= Turkeyfoot, North Carolina =

Unincorporated community in North Carolina, US

Turkeyfoot is an unincorporated community in North Carolina, United States. It is located on the Davie County and Iredell County line.

==Geography==
Turkeyfoot is located at .

Nearby communities include Sheffield, Harmony, Lone Hickory, Houstonville, and Cana.
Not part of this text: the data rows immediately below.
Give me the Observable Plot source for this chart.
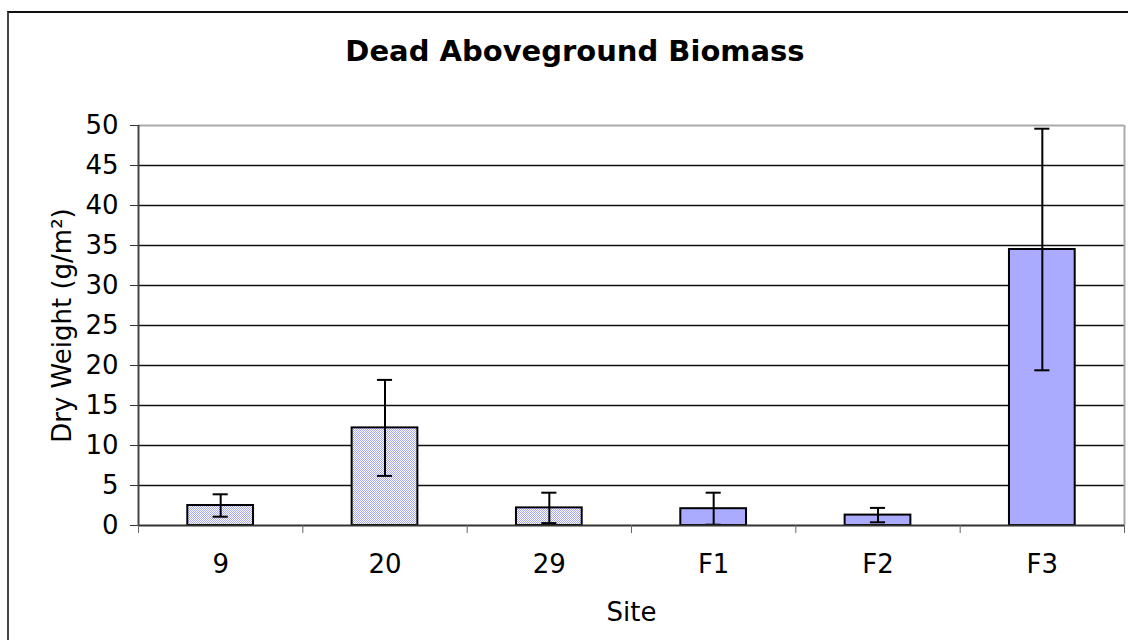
<!DOCTYPE html>
<html><head><meta charset="utf-8">
<script src="https://cdn.jsdelivr.net/npm/d3@7"></script>
<script src="https://cdn.jsdelivr.net/npm/@observablehq/plot@0.6"></script>
<style>
body{margin:0;background:#fff;}
#wrap{position:relative;width:1128px;height:640px;overflow:hidden;background:#fff;font-family:"DejaVu Sans",Verdana,sans-serif;}
#frame{position:absolute;left:7px;top:11px;width:1200px;height:700px;border-left:2px solid #444;border-top:2px solid #111;pointer-events:none;}
#title{position:relative;width:1150px;height:100px;box-sizing:border-box;padding-top:35px;line-height:32px;text-align:center;font-size:29px;font-weight:bold;color:#000;}
#chart{position:relative;}
</style>
</head><body>
<div id="wrap"><div id="frame"></div><div id="title">Dead Aboveground Biomass</div><div id="chart"></div></div>
<script>
const sites = ["9", "20", "29", "F1", "F2", "F3"];
const means = [2.5, 12.2, 2.2, 2.1, 1.3, 34.5];
const errors = [1.4, 6.0, 1.9, 2.0, 0.9, 15.1];
const patterned = [true, true, true, false, false, false];
const yTicks = [0, 5, 10, 15, 20, 25, 30, 35, 40, 45, 50];
const yLabel = "Dry Weight (g/m²)";
const xLabel = "Site";

const data = sites.map((s, i) => ({
  site: s, i, mean: means[i],
  lo: Math.max(0, means[i] - errors[i]), hi: means[i] + errors[i],
  pat: patterned[i]
}));

const half = 0.2;   // half bar width in band units (gap width 150%)
const cap = 0.046;  // half cap width
const FS = 26;

const plot = Plot.plot({
  width: 1128, height: 540,
  marginTop: 25, marginBottom: 115, marginLeft: 138, marginRight: 4,
  style: {fontFamily: "DejaVu Sans, Verdana, sans-serif", fontSize: FS + "px", color: "#000", background: "transparent", overflow: "visible"},
  x: {type: "linear", domain: [0, sites.length]},
  y: {domain: [0, 50]},
  marks: [
    Plot.ruleY(yTicks.slice(1, -1), {stroke: "#111", strokeWidth: 1.3}),
    Plot.ruleY([50], {stroke: "#aaa", strokeWidth: 2}),
    Plot.ruleX([sites.length], {stroke: "#aaa", strokeWidth: 2}),
    Plot.rectY(data, {x1: d => d.i + 0.5 - half, x2: d => d.i + 0.5 + half, y1: 0, y2: "mean",
      fill: d => d.pat ? "url(#dots)" : "#aaaaff", stroke: "#000", strokeWidth: 2}),
    Plot.ruleX(data, {x: d => d.i + 0.5, y1: "lo", y2: "hi", stroke: "#000", strokeWidth: 2}),
    Plot.ruleY(data, {y: "hi", x1: d => d.i + 0.5 - cap, x2: d => d.i + 0.5 + cap, stroke: "#000", strokeWidth: 2}),
    Plot.ruleY(data.filter(d => d.mean - errors[d.i] > 0), {y: "lo", x1: d => d.i + 0.5 - cap, x2: d => d.i + 0.5 + cap, stroke: "#000", strokeWidth: 2}),
    Plot.ruleY([0], {stroke: "#333", strokeWidth: 2}),
    Plot.ruleX([0], {stroke: "#444", strokeWidth: 2}),
    Plot.axisY({ticks: yTicks, tickSize: 8, tickPadding: 12, label: null, stroke: "#333", fill: "#000", fontSize: FS}),
    Plot.axisX({ticks: d3.range(sites.length + 1), tickSize: 8, tickFormat: () => "", label: null, stroke: "#666"}),
    Plot.text(data, {x: d => d.i + 0.5, text: "site", frameAnchor: "bottom", lineAnchor: "middle", dy: 39, fontSize: FS, fill: "#000"}),
    Plot.text([xLabel], {frameAnchor: "bottom", lineAnchor: "middle", dy: 87, fontSize: FS, fill: "#000"}),
    Plot.text([yLabel], {frameAnchor: "left", textAnchor: "middle", dx: -76, rotate: -90, fontSize: FS, fill: "#000"})
  ]
});

const svg = d3.select(plot);
const defs = svg.insert("defs", ":first-child");
const pat = defs.append("pattern").attr("id", "dots").attr("width", 2).attr("height", 2).attr("patternUnits", "userSpaceOnUse");
pat.append("rect").attr("width", 2).attr("height", 2).attr("fill", "#ffffff");
pat.append("rect").attr("width", 1).attr("height", 1).attr("fill", "#a6a6ff");
pat.append("rect").attr("x", 1).attr("y", 1).attr("width", 1).attr("height", 1).attr("fill", "#a6a6ff");
document.getElementById("chart").appendChild(plot);
</script>
</body></html>
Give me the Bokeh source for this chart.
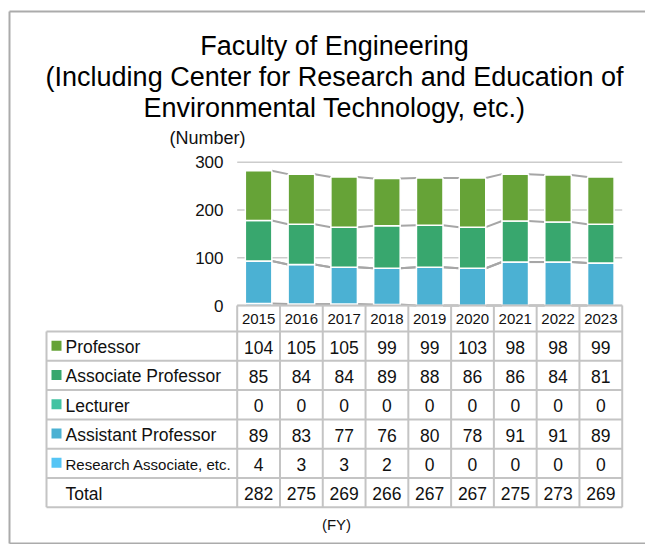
import numpy as np
from bokeh.plotting import figure
from bokeh.models import Range1d, ColumnDataSource
from bokeh.core.properties import value
from bokeh.embed import file_html
from bokeh.resources import INLINE

# ---------------- data ----------------
years = ["2015", "2016", "2017", "2018", "2019", "2020", "2021", "2022", "2023"]
professor = [104, 105, 105, 99, 99, 103, 98, 98, 99]
associate_professor = [85, 84, 84, 89, 88, 86, 86, 84, 81]
lecturer = [0, 0, 0, 0, 0, 0, 0, 0, 0]
assistant_professor = [89, 83, 77, 76, 80, 78, 91, 91, 89]
research_associate = [4, 3, 3, 2, 0, 0, 0, 0, 0]
totals = [282, 275, 269, 266, 267, 267, 275, 273, 269]
y_ticks = [0, 100, 200, 300]
series_names = ["Professor", "Associate Professor", "Lecturer",
                "Assistant Professor", "Research Associate, etc."]
series_colors = ["#66a337", "#38a76e", "#42c3a2", "#4bb1d3", "#55c5f5"]
title_lines = ["Faculty of Engineering",
               "(Including Center for Research and Education of",
               "Environmental Technology, etc.)"]
y_title = "(Number)"
x_title = "(FY)"
total_label = "Total"

# ---------------- layout (canvas pixels) ----------------
FONT = value("Liberation Sans")
W, H = 645, 544
CAT_L = 236.7          # left edge of first category
CAT_W = 42.78          # category width
Y0 = 305.0             # pixel row of value 0
PPU = 143.3 / 300.0    # pixels per unit


def X(px):
    return (px - CAT_L) / CAT_W


def Y(py):
    return (Y0 - py) / PPU


p = figure(width=W, height=H,
           x_range=Range1d(X(0), X(W)), y_range=Range1d(Y(H), Y(0)),
           x_axis_type=None, y_axis_type=None,
           toolbar_location=None, output_backend="svg",
           min_border=0, outline_line_color=None)
p.background_fill_color = "white"
p.border_fill_color = "white"

n = len(years)
xs = [i + 0.5 for i in range(n)]
BAR_W = 0.62

# outer frame
p.segment(x0=[X(9), X(9), X(9)], y0=[Y(11), Y(11), Y(H - 1)],
          x1=[X(9), X(W + 20), X(W + 20)], y1=[Y(H - 1), Y(11), Y(H - 1)],
          line_color="#ababab", line_width=2)

# gridlines
p.segment(x0=[0] * len(y_ticks), y0=y_ticks, x1=[n] * len(y_ticks), y1=y_ticks,
          line_color="#cccccc", line_width=1.5)

# stacked bars (bottom-up)
stack_data = [research_associate, assistant_professor, lecturer,
              associate_professor, professor]
stack_keys = ["ra", "asst", "lect", "assoc", "prof"]
stack_colors = list(reversed(series_colors))
src = ColumnDataSource(dict(x=xs, **{k: v for k, v in zip(stack_keys, stack_data)}))

# series lines between bars
cum = np.cumsum(np.array(stack_data), axis=0)
for level in cum:
    p.segment(x0=[xs[i] + BAR_W / 2 for i in range(n - 1)], y0=list(level[:-1]),
              x1=[xs[i + 1] - BAR_W / 2 for i in range(n - 1)], y1=list(level[1:]),
              line_color="#a6a6a6", line_width=2)

p.vbar_stack(stack_keys, x="x", width=BAR_W, fill_color=stack_colors,
             line_color="white", line_width=1.5, source=src)

# y tick labels
p.text(x=[X(223)] * len(y_ticks), y=y_ticks, text=[str(t) for t in y_ticks],
       text_font=FONT, text_font_size="17px", text_align="right",
       text_baseline="middle", text_color="#111111")

# y title
p.text(x=[X(207)], y=[Y(137.5)], text=[y_title], text_font=FONT,
       text_font_size="18px", text_align="center", text_baseline="middle",
       text_color="#111111")

# title
p.text(x=[X(334)] * 3, y=[Y(45.5), Y(76.5), Y(107.5)], text=title_lines,
       text_font=FONT, text_font_size="27px", text_align="center",
       text_baseline="middle", text_color="#000000")

# ---------------- data table ----------------
TBL_L = 46.0
HDR_T = 305.0
ROW_T = 331.0
ROW_H = 29.3
n_rows = 6
row_lines = [ROW_T + ROW_H * k for k in range(n_rows + 1)]
col_lines = [CAT_L + CAT_W * k for k in range(n + 1)]
TBL_B = row_lines[-1]
LINE_C = "#c4c4c4"

# horizontal
p.segment(x0=[X(CAT_L)], y0=[Y(HDR_T)], x1=[X(col_lines[-1])], y1=[Y(HDR_T)],
          line_color=LINE_C, line_width=2)
p.segment(x0=[X(TBL_L)] * len(row_lines), y0=[Y(r) for r in row_lines],
          x1=[X(col_lines[-1])] * len(row_lines), y1=[Y(r) for r in row_lines],
          line_color=LINE_C, line_width=2)
# vertical
p.segment(x0=[X(TBL_L)], y0=[Y(ROW_T)], x1=[X(TBL_L)], y1=[Y(TBL_B)],
          line_color=LINE_C, line_width=2)
p.segment(x0=[X(c) for c in col_lines], y0=[Y(HDR_T)] * len(col_lines),
          x1=[X(c) for c in col_lines], y1=[Y(TBL_B)] * len(col_lines),
          line_color=LINE_C, line_width=2)

# header years
p.text(x=xs, y=[Y((HDR_T + ROW_T) / 2 + 0.5)] * n, text=years, text_font=FONT,
       text_font_size="15px", text_align="center", text_baseline="middle",
       text_color="#111111")

table_rows = [professor, associate_professor, lecturer, assistant_professor,
              research_associate, totals]
row_names = series_names + [total_label]
for r, (vals, name) in enumerate(zip(table_rows, row_names)):
    cy = ROW_T + ROW_H * (r + 0.5) + 1.0
    p.text(x=xs, y=[Y(cy)] * n, text=[str(v) for v in vals], text_font=FONT,
           text_font_size="17.5px", text_align="center", text_baseline="middle",
           text_color="#111111")
    fs = "15px" if name.startswith("Research") else "17.5px"
    p.text(x=[X(65)], y=[Y(cy)], text=[name], text_font=FONT,
           text_font_size=fs, text_align="left", text_baseline="middle",
           text_color="#111111")
    if r < len(series_colors):
        p.rect(x=[X(56)], y=[Y(cy - 1.5)], width=10, height=10,
               width_units="screen", height_units="screen",
               fill_color=series_colors[r], line_color=None)

# x title
p.text(x=[X(336)], y=[Y(524)], text=[x_title], text_font=FONT,
       text_font_size="15px", text_align="center", text_baseline="middle",
       text_color="#111111")

open("out.html", "w").write(file_html(p, INLINE))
One prominent local topographical feature is Bear Creek. It is of such local prominence that after Sandy Springs Road crosses from Iredell County to Davie County, the road name changes to Bear Creek Church Road. While not directly named after the creek, this road is named after a local church so named after the creek. While not a navigable waterway, Daniel Boone often hunted along properties he and his father owned along Bear Creek while he lived in Davie County during the 1750s and 1760s. Bear Creek is a tributary of the Yadkin River.

==Economy==
Historically Davie County has had less liberal laws with regard to alcohol sales than Iredell County. As these laws change in Davie County, it has adversely affect businesses that have traditionally prospered from alcohol sales across the county lines including those in the Turkeyfoot community.

Other local businesses include automotive repair garages, a farrier, a machine shop, a plant nursery, logging interests, dairy farms, family farms, digital film production services, and accounting services. Local churches include Rock Springs Baptist Church and Sandy Springs Baptist Church.

From the mid-1970, family farming has followed the national trend of decline in Turkeyfoot. Regulations, such as acreage allotment, on tobacco farming has severely impacted acreage cultivated in tobacco once common in the mid-1970s. Starting in the 1980s some larger farms have been sold and subdivided into residential lots.